(Instruction): Look at the data below and print exactly the lines from its first line through the line with "const AXIS_GREY = '#A3A3A3';"; the pictures stay out of the copy.
———
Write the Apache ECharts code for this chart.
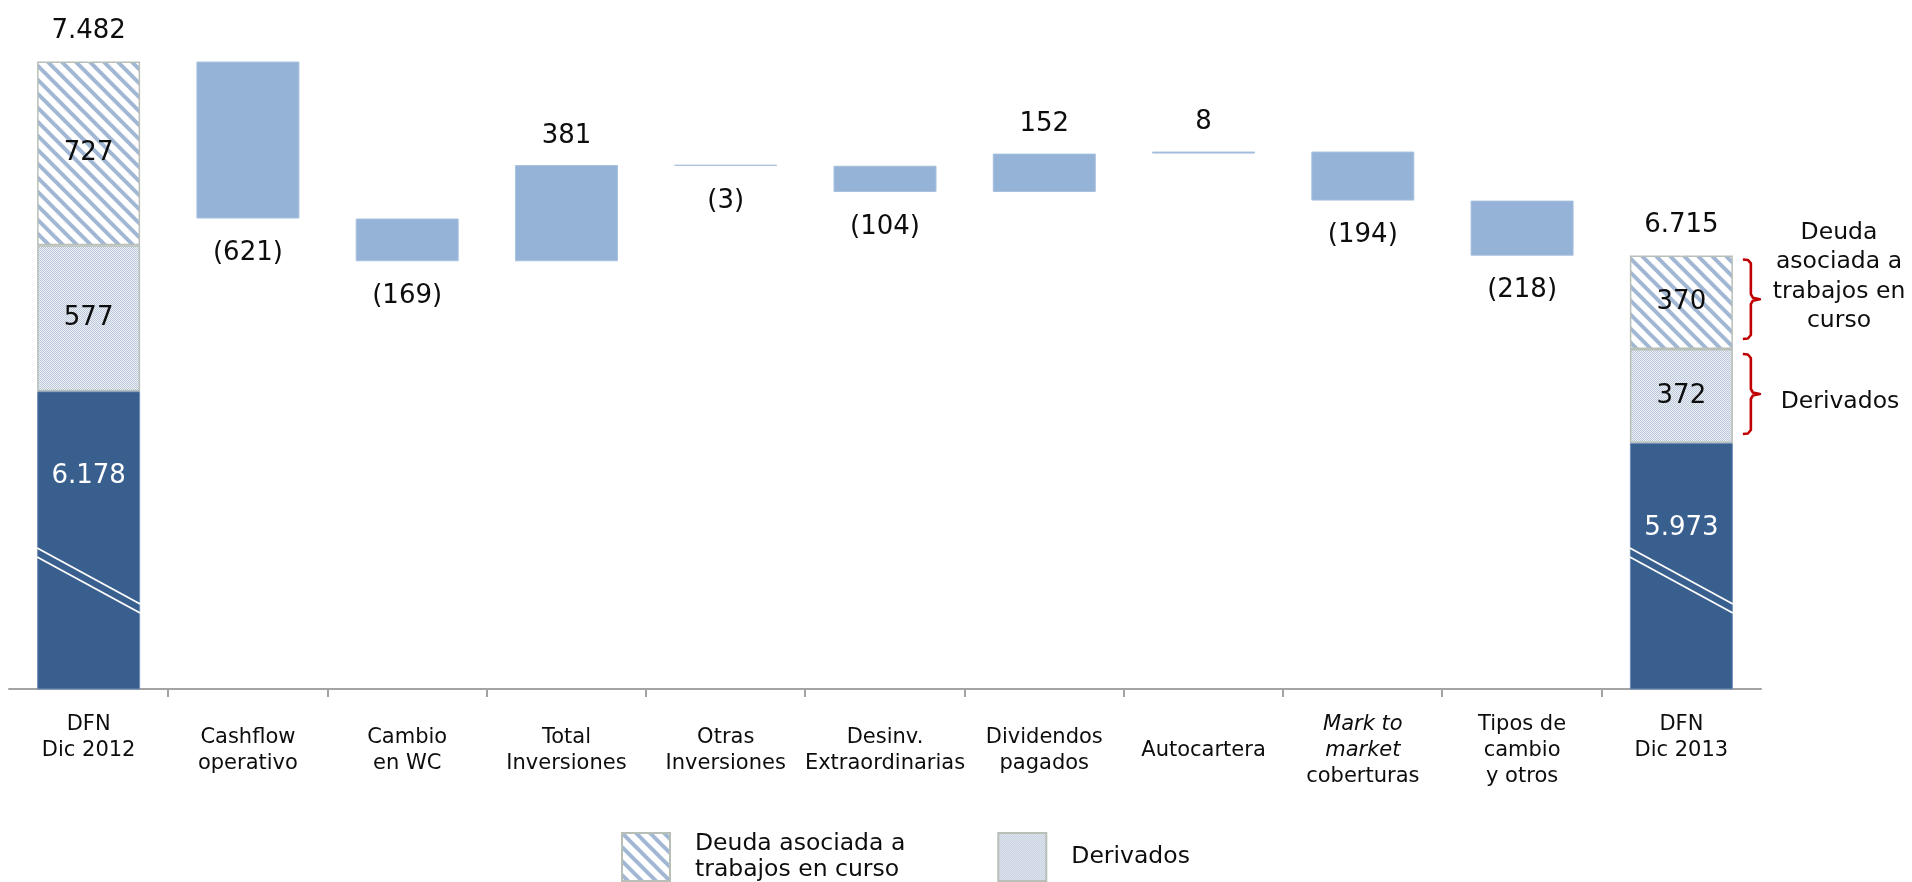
<!DOCTYPE html>
<html>
<head>
<meta charset="utf-8">
<script src="https://cdn.jsdelivr.net/npm/echarts@6/dist/echarts.min.js"></script>
<style>
html,body{margin:0;padding:0;background:#ffffff;}
#chart{width:1912px;height:882px;}
</style>
</head>
<body>
<div id="chart"></div>
<script>
// ---------------- DATA ----------------
const categories = [
  'DFN\nDic 2012', 'Cashflow\noperativo', 'Cambio\nen WC', 'Total\nInversiones',
  'Otras\nInversiones', 'Desinv.\nExtraordinarias', 'Dividendos\npagados', 'Autocartera',
  'Mark to\nmarket\ncoberturas', 'Tipos de\ncambio\ny otros', 'DFN\nDic 2013'
];
// end bars: [Dic 2012, Dic 2013]
const deudaCore = [6178, 5973];
const derivados = [577, 372];
const trabajosEnCurso = [727, 370];
// movements between the two dates (categories 1..9)
const movements = [-621, -169, 381, -3, -104, 152, 8, -194, -218];
const italicLines = ['Mark to', 'market'];
const legendNames = ['Deuda asociada a\ntrabajos en curso', 'Derivados'];
const annotationTexts = ['Deuda\nasociada a\ntrabajos en\ncurso', 'Derivados'];

// ---------------- STYLE ----------------
const FONT = 'DejaVu Sans';
const BAR_W = 103;
const Y_MIN = 5000, Y_MAX = 7500;
const LIGHT = '#95B3D7';
const DARK = '#395F8F';
const SEG_BORDER = '#B7BFB7';
const AXIS_GREY = '#A3A3A3';

function fmt(v) { return String(v).replace(/\B(?=(\d{3})+(?!\d))/g, '.'); }

function hatchPattern() {
  const T = 14;
  const c = document.createElement('canvas');
  c.width = T; c.height = T;
  const g = c.getContext('2d');
  g.fillStyle = '#ffffff'; g.fillRect(0, 0, T, T);
  g.strokeStyle = '#A2B7D4'; g.lineWidth = 4;
  for (let k = -1; k <= 1; k++) {
    g.beginPath(); g.moveTo(k * T - T, -T); g.lineTo(k * T + 2 * T, 2 * T); g.stroke();
  }
  return c;
}
function dotPattern() {
  const c = document.createElement('canvas');
  c.width = 2; c.height = 2;
  const g = c.getContext('2d');
  g.fillStyle = '#EEF1F6'; g.fillRect(0, 0, 2, 2);
  g.fillStyle = '#BAC6DA'; g.fillRect(0, 0, 1, 1); g.fillRect(1, 1, 1, 1);
  return c;
}

// ---------------- BUILD SERIES DATA ----------------
const n = categories.length;
const last = n - 1;
const startTotal = deudaCore[0] + derivados[0] + trabajosEnCurso[0];
const endTotal = deudaCore[1] + derivados[1] + trabajosEnCurso[1];

const baseData = new Array(n).fill('-');
const deltaData = new Array(n).fill('-');
let level = startTotal;
movements.forEach((d, i) => {
  const prev = level;
  level = prev + d;
  baseData[i + 1] = Math.min(prev, level);
  deltaData[i + 1] = { value: Math.abs(d), label: { position: d < 0 ? 'bottom' : 'top', distance: d < 0 ? 22 : 16 } };
});
function endSeries(arr) {
  const a = new Array(n).fill('-');
  a[0] = arr[0]; a[last] = arr[1];
  return a;
}

const chart = echarts.init(document.getElementById('chart'), null, { renderer: 'canvas' });

const labelBase = { fontFamily: FONT, fontSize: 26, color: '#0d0d0d', opacity: 1 };

const option = {
  animation: false,
  backgroundColor: '#ffffff',
  grid: { left: 9, right: 151, top: 57, bottom: 193, outerBoundsMode: 'none', containLabel: false },
  xAxis: {
    type: 'category',
    data: categories,
    axisLine: { show: true, lineStyle: { color: AXIS_GREY, width: 2 } },
    axisTick: { show: false },
    axisLabel: {
      interval: 0, margin: 62, verticalAlign: 'middle', align: 'center',
      formatter: (v, idx) => {
        const lines = v.split('\n').map(l => (italicLines.includes(l) ? '{i|' + l + '}' : '{n|' + l + '}'));
        if (idx === 0 || idx === last) lines.push('{n| }');
        return lines.join('\n');
      },
      rich: {
        n: { fontFamily: FONT, fontSize: 21, lineHeight: 26, color: '#0d0d0d' },
        i: { fontFamily: FONT, fontSize: 21, lineHeight: 26, color: '#0d0d0d', fontStyle: 'italic' }
      }
    },
    splitLine: { show: false }
  },
  yAxis: { type: 'value', min: Y_MIN, max: Y_MAX, show: false, splitLine: { show: false } },
  legend: {
    data: legendNames,
    left: 621, top: 831, padding: 0,
    itemWidth: 48, itemHeight: 48, itemGap: 92,
    icon: 'rect',
    selectedMode: false,
    textStyle: { fontFamily: FONT, fontSize: 23.5, lineHeight: 26, color: '#0d0d0d', padding: [0, 0, 0, 20] }
  },
  series: [
    {
      name: 'base', type: 'bar', stack: 'w', data: baseData, barWidth: BAR_W, silent: true,
      itemStyle: { color: 'rgba(0,0,0,0)' }, emphasis: { disabled: true }
    },
    {
      name: 'movimientos', type: 'bar', stack: 'w', data: deltaData, barWidth: BAR_W,
      itemStyle: { color: LIGHT, borderColor: '#A8C0DE', borderWidth: 1 },
      emphasis: { disabled: true },
      label: Object.assign({
        show: true,
        formatter: (p) => {
          const d = movements[p.dataIndex - 1];
          return d < 0 ? '(' + Math.abs(d) + ')' : String(d);
        }
      }, labelBase)
    },
    {
      name: 'DFN', type: 'bar', stack: 'w', data: endSeries(deudaCore), barWidth: BAR_W,
      itemStyle: { color: DARK, borderColor: '#6F8FBA', borderWidth: 1 },
      emphasis: { disabled: true },
      label: Object.assign({}, labelBase, {
        show: true, position: 'insideTop', distance: 72, color: '#ffffff',
        formatter: (p) => fmt(p.value)
      })
    },
    {
      name: legendNames[1], type: 'bar', stack: 'w', data: endSeries(derivados), barWidth: BAR_W,
      itemStyle: { color: { image: dotPattern(), repeat: 'repeat' }, borderColor: SEG_BORDER, borderWidth: 1.5 },
      emphasis: { disabled: true },
      label: Object.assign({}, labelBase, { show: true, position: 'inside', formatter: (p) => fmt(p.value) })
    },
    {
      name: legendNames[0], type: 'bar', stack: 'w', data: endSeries(trabajosEnCurso), barWidth: BAR_W,
      itemStyle: { color: { image: hatchPattern(), repeat: 'repeat' }, borderColor: SEG_BORDER, borderWidth: 1.5 },
      emphasis: { disabled: true },
      label: Object.assign({}, labelBase, { show: true, position: 'inside', formatter: (p) => fmt(p.value) })
    },
    {
      name: 'totales', type: 'scatter', data: [[0, startTotal], [last, endTotal]],
      symbolSize: 1, itemStyle: { color: '#ffffff', opacity: 1 }, silent: true,
      emphasis: { disabled: true },
      label: Object.assign({}, labelBase, {
        show: true, position: 'top', distance: 17, color: '#0d0d0d', formatter: (p) => fmt(p.value[1])
      })
    }
  ]
};
chart.setOption(option);

// ---------------- DECORATIONS (ticks, break marks, brackets, annotations) ----------------
const yBottom = chart.convertToPixel({ yAxisIndex: 0 }, Y_MIN);
const px = (i) => chart.convertToPixel({ xAxisIndex: 0 }, i);
const graphics = [];
for (let i = 0; i < last; i++) {
  const x = Math.round((px(i) + px(i + 1)) / 2);
  graphics.push({
    type: 'line', z: 50,
    shape: { x1: x, y1: yBottom, x2: x, y2: yBottom + 8 },
    style: { stroke: AXIS_GREY, lineWidth: 2 }
  });
}
[0, last].forEach((ci) => {
  const cx = px(ci);
  const l = cx - BAR_W / 2, r = cx + BAR_W / 2;
  [0, 9].forEach((off) => {
    graphics.push({
      type: 'line', z: 100,
      shape: { x1: l, y1: yBottom - 141 + off, x2: r, y2: yBottom - 85 + off },
      style: { stroke: '#ffffff', lineWidth: 1.8 }
    });
  });
});
function brace(x0, y0, y1) {
  const x1 = x0 + 8, x2 = x0 + 17, ym = (y0 + y1) / 2;
  return {
    type: 'polyline', z: 100,
    shape: {
      points: [[x0, y0], [x1 - 3, y0 + 0.5], [x1, y0 + 4], [x1, ym - 5], [x1 + 2, ym - 1.5], [x2, ym],
               [x1 + 2, ym + 1.5], [x1, ym + 5], [x1, y1 - 4], [x1 - 3, y1 - 0.5], [x0, y1]]
    },
    style: { stroke: '#C00000', lineWidth: 2.6, fill: null, lineJoin: 'round' }
  };
}
const bx = px(last) + BAR_W / 2 + 10;
const yTop = chart.convertToPixel({ yAxisIndex: 0 }, endTotal);
const yMid = chart.convertToPixel({ yAxisIndex: 0 }, deudaCore[1] + derivados[1]);
const yCore = chart.convertToPixel({ yAxisIndex: 0 }, deudaCore[1]);
graphics.push(brace(bx, yTop + 4, yMid - 10));
graphics.push(brace(bx, yMid + 5, yCore - 9));
graphics.push({
  type: 'text', z: 100, x: 1839, y: 277,
  style: { text: annotationTexts[0], fontFamily: FONT, fontSize: 23.5, lineHeight: 29.5, fill: '#0d0d0d', align: 'center', verticalAlign: 'middle' }
});
graphics.push({
  type: 'text', z: 100, x: 1840, y: 402,
  style: { text: annotationTexts[1], fontFamily: FONT, fontSize: 23.5, lineHeight: 29.5, fill: '#0d0d0d', align: 'center', verticalAlign: 'middle' }
});
chart.setOption({ graphic: graphics });
</script>
</body>
</html>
———
(Task result):
Write the Apache ECharts code for this chart.
<!DOCTYPE html>
<html>
<head>
<meta charset="utf-8">
<script src="https://cdn.jsdelivr.net/npm/echarts@6/dist/echarts.min.js"></script>
<style>
html,body{margin:0;padding:0;background:#ffffff;}
#chart{width:1912px;height:882px;}
</style>
</head>
<body>
<div id="chart"></div>
<script>
// ---------------- DATA ----------------
const categories = [
  'DFN\nDic 2012', 'Cashflow\noperativo', 'Cambio\nen WC', 'Total\nInversiones',
  'Otras\nInversiones', 'Desinv.\nExtraordinarias', 'Dividendos\npagados', 'Autocartera',
  'Mark to\nmarket\ncoberturas', 'Tipos de\ncambio\ny otros', 'DFN\nDic 2013'
];
// end bars: [Dic 2012, Dic 2013]
const deudaCore = [6178, 5973];
const derivados = [577, 372];
const trabajosEnCurso = [727, 370];
// movements between the two dates (categories 1..9)
const movements = [-621, -169, 381, -3, -104, 152, 8, -194, -218];
const italicLines = ['Mark to', 'market'];
const legendNames = ['Deuda asociada a\ntrabajos en curso', 'Derivados'];
const annotationTexts = ['Deuda\nasociada a\ntrabajos en\ncurso', 'Derivados'];

// ---------------- STYLE ----------------
const FONT = 'DejaVu Sans';
const BAR_W = 103;
const Y_MIN = 5000, Y_MAX = 7500;
const LIGHT = '#95B3D7';
const DARK = '#395F8F';
const SEG_BORDER = '#B7BFB7';
const AXIS_GREY = '#A3A3A3';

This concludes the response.